For reasons that have not been explained, only nine of the 18 onshore blocks offered last year have been awarded, and only four of those had, up to last week, completed development agreements.
Local firms named in these partnerships so far are Aye Myint Khine Company, A-1 Mining Company, and UNOG.
UNOG Pte Ltd is registered in Singapore but is run from Burma. Oil industry data names Win Kyaing as managing director. He is also linked to another firm called IGE.
Some equally obscure foreign firms are already in operation in onshore blocks in Burma, with names such as Silver Wave Sputnik Petroleum and Zarubezhnet Itera, with vaguely Russian connections.
Sputnik Petroleum says it is registered in Singapore, while its sister company Silver Wave Energy leads back to the small Russian republic of Kalmykia on the Caspian Sea. Zarubezhnet Itera has links with the Russian state in Moscow.
Only two major international oil firms took up offers in the last license bidding round. These are Petronas of Malaysia and PTTEP of Thailand, both state owned and both already engaged in Burma’s oil and gas industry.
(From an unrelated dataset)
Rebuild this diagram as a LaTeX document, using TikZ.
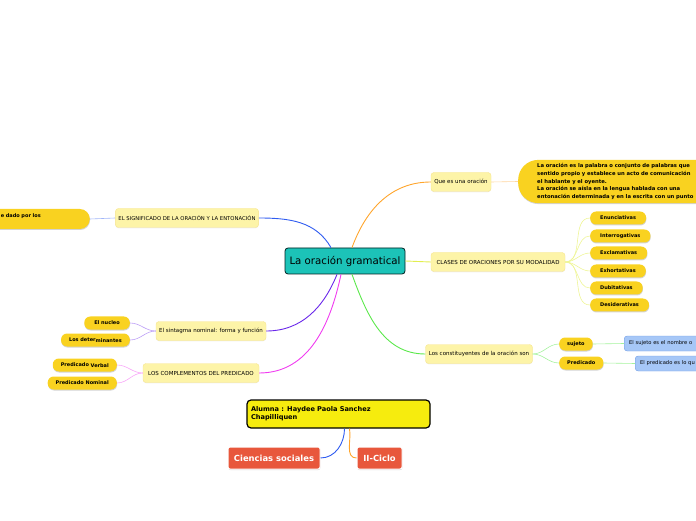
\documentclass[tikz,border=0pt]{standalone}
\usepackage{fontspec}
\setmainfont{DejaVu Sans}
\usepackage{tikz}
\usetikzlibrary{shadows}

\definecolor{centrefill}{HTML}{1CC3B8}
\definecolor{topicfill}{HTML}{FDF4A8}
\definecolor{topicline}{HTML}{F7E58F}
\definecolor{leaffill}{HTML}{F9D220}
\definecolor{notefill}{HTML}{A6C7F7}
\definecolor{noteline}{HTML}{6F9CE6}
\definecolor{namefill}{HTML}{F6EC0E}
\definecolor{coursefill}{HTML}{E8573C}
\definecolor{orangebr}{HTML}{FFA52C}
\definecolor{limebr}{HTML}{E2EE50}
\definecolor{greenbr}{HTML}{5CE84C}
\definecolor{bluebr}{HTML}{2F5CF0}
\definecolor{purplebr}{HTML}{6A28EA}
\definecolor{pinkbr}{HTML}{F03CF0}

\begin{document}
\begin{tikzpicture}[x=1pt,y=1pt]
  \tikzstyle{centre}=[rounded corners=3pt,fill=centrefill,draw=black!75!teal,line width=0.8pt,
    minimum width=120pt,minimum height=26pt,font=\fontsize{10.2}{12}\selectfont]
  \tikzstyle{topic}=[rounded corners=3pt,fill=topicfill,draw=topicline,minimum height=19pt,
    inner xsep=3pt,font=\fontsize{5.5}{6}\selectfont,
    drop shadow={shadow xshift=0pt,shadow yshift=-0.8pt,opacity=0.12}]
  \tikzstyle{leaf}=[rounded corners=6pt,fill=leaffill,minimum height=13pt,inner xsep=10pt,
    font=\bfseries\fontsize{5}{6}\selectfont,
    drop shadow={shadow xshift=0.3pt,shadow yshift=-1pt,opacity=0.35}]
  \tikzstyle{note}=[rounded corners=3pt,fill=notefill,draw=noteline,minimum height=15pt,
    minimum width=90pt,text width=80pt,align=left,inner xsep=4pt,font=\fontsize{5.2}{6}\selectfont]
  \tikzstyle{bignote}=[rounded corners=20pt,fill=leaffill,minimum height=43pt,text width=230pt,
    align=left,inner xsep=19pt,font=\bfseries\fontsize{5.25}{7.8}\selectfont,
    drop shadow={shadow xshift=0.3pt,shadow yshift=-1pt,opacity=0.35}]
  \tikzstyle{student}=[rounded corners=4pt,fill=namefill,draw=black,line width=1.2pt,
    minimum width=183pt,minimum height=28pt,text width=175pt,align=left,
    font=\bfseries\fontsize{6.6}{8}\selectfont]
  \tikzstyle{course}=[rounded corners=2pt,fill=coursefill,draw=white,line width=1pt,text=white,
    minimum height=22pt,inner xsep=2pt,font=\bfseries\fontsize{8.4}{9}\selectfont,
    drop shadow={shadow xshift=0.3pt,shadow yshift=-1pt,opacity=0.3}]
  \tikzstyle{branch}=[line width=0.9pt]
  \tikzstyle{twig}=[line width=0.6pt]

  \useasboundingbox (0,0) rectangle (696,520);
  \clip (0,0) rectangle (696,520);

  % centre
  \node[centre] (centre) at (345,259) {La oración gramatical};

  % right side
  \node[topic,minimum width=60pt] (quees) at (461,338) {Que es una oración};
  \node[bignote,anchor=west] (def) at (518,338.5) {La oración es la palabra o conjunto de palabras que\\
    sentido propio y establece un acto de comunicación\\
    el hablante y el oyente.\\
    La oración se aísla en la lengua hablada con una\\
    entonación determinada y en la escrita con un punto};
  \draw[twig,orangebr!45] (quees.east) -- (def.west);

  \node[topic,minimum width=134pt] (clases) at (498,258) {CLASES DE ORACIONES POR SU MODALIDAD};
  \foreach \kind/\ypos [count=\i] in {Enunciativas/302,Interrogativas/284,Exclamativas/267,
      Exhortativas/249,Dubitativas/232,Desiderativas/215} {
    \node[leaf,anchor=west] (mod\i) at (590,\ypos) {\kind};
    \draw[twig,limebr!60] (clases.east) to[out=0,in=180] (mod\i.west);
  }

  \node[topic,minimum width=107pt] (const) at (479,166) {Los constituyentes de la oración son};
  \node[leaf,anchor=west,inner xsep=8pt] (sujeto) at (559,176) {sujeto};
  \node[leaf,anchor=west,inner xsep=8pt] (pred) at (559,157) {Predicado};
  \node[note,anchor=west] (sujnote) at (624,176.5) {El sujeto es el nombre o};
  \node[note,anchor=west] (prednote) at (635,156.5) {El predicado es lo qu};
  \draw[twig,greenbr!55] (const.east) to[out=0,in=180] (sujeto.west);
  \draw[twig,greenbr!55] (const.east) to[out=0,in=180] (pred.west);
  \draw[twig,greenbr!55] (sujeto.east) -- (sujnote.west);
  \draw[twig,greenbr!55] (pred.east) -- (prednote.west);

  % left side
  \node[topic,minimum width=142pt,font=\fontsize{5.3}{6}\selectfont] (signif) at (187,302)
    {EL SIGNIFICADO DE LA ORACIÓN Y LA ENTONACIÓN};
  \node[bignote,anchor=east,rounded corners=10pt,minimum height=20pt,text width=69pt,
    inner xsep=20pt,font=\bfseries\fontsize{5}{7}\selectfont] (entonacion) at (90,301)
    {e dado por los\\\mbox{}};
  \draw[twig,bluebr!45] (signif.west) -- (entonacion.east);

  \node[topic,minimum width=110pt] (sintagma) at (211,189) {El sintagma nominal: forma y función};
  \node[leaf,anchor=east] (nucleo) at (130,197) {El nucleo};
  \node[leaf,anchor=east,inner xsep=8pt] (determ) at (130,180) {Los deter\raisebox{-1pt}{minantes}};
  \draw[twig,purplebr!45] (sintagma.west) to[out=180,in=0] (nucleo.east);
  \draw[twig,purplebr!45] (sintagma.west) to[out=180,in=0] (determ.east);

  \node[topic,minimum width=116pt] (compl) at (201,147) {LOS COMPLEMENTOS DEL PREDICADO};
  \node[leaf,anchor=east,inner xsep=8pt] (verbal) at (117,155) {Predicado \raisebox{-0.6pt}{Verbal}};
  \node[leaf,anchor=east,inner xsep=8pt] (nominal) at (117,137) {Predicado Nominal};
  \draw[twig,pinkbr!45] (compl.west) to[out=180,in=0] (verbal.east);
  \draw[twig,pinkbr!45] (compl.west) to[out=180,in=0] (nominal.east);

  % branches from the centre
  \draw[branch,orangebr] ([xshift=7pt]centre.north) to[out=70,in=180] (quees.west);
  \draw[branch,limebr] (centre.east) -- (clases.west);
  \draw[branch,greenbr] ([xshift=7pt]centre.south) to[out=-70,in=180] (const.west);
  \draw[branch,bluebr] ([xshift=-14pt]centre.north) to[out=120,in=0] (signif.east);
  \draw[branch,purplebr] ([xshift=-8pt]centre.south) to[out=-112,in=0] (sintagma.east);
  \draw[branch,pinkbr] ([xshift=-4pt]centre.south) to[out=-102,in=0] (compl.east);

  % student
  \node[student] (alumna) at (338.5,106) {Alumna : Haydee Paola Sanchez\\Chapilliquen};
  \node[course,minimum width=92pt] (ciencias) at (274,62) {Ciencias sociales};
  \node[course,minimum width=45pt] (ciclo) at (379.5,62) {II-Ciclo};
  \draw[branch,bluebr] ([xshift=6pt]alumna.south) to[out=-90,in=0] (ciencias.east);
  \draw[branch,orangebr] ([xshift=11pt]alumna.south) to[out=-80,in=180] (ciclo.west);
\end{tikzpicture}
\end{document}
“The apparent lack of interest from major players was surprising, although last year’s bidding round took place before big changes like Aung San Suu Kyi being elected to Parliament and the EU suspending its sanctions,” analyst Collin Reynolds in Bangkok told The Irrawaddy on May 8.
“It will be interesting to see if the next round attracts any big Western companies. However, I think many of them are waiting to see how the reforms pan out and whether they are going to be permanent. US oil firms are of course still excluded from any active participation.”
Another batch of onshore development blocks will be put up for sale in August, the Energy Ministry’s director general of planning Htin Aung said last week. A batch of offshore licenses will be offered by the end of this year, he said.
Industry giants such as Chevron, Total, Shell, Nippon, CNOOC and Mitsubishi sent representatives to the March trade show in Rangoon organized by the Ministry of Energy to promote development.
The ministry’s Htin Aung told the show’s participants that Burma has “proven” oil reserves of almost 140 million barrels and 322 billion cubic meters of gas.
Raising that volume of hydrocarbons from beneath land and sea is going to require large and long-term investment—much more than the likes of Silver Wave Sputnik Petroleum, Nobel Oil and GeoPetrol can muster.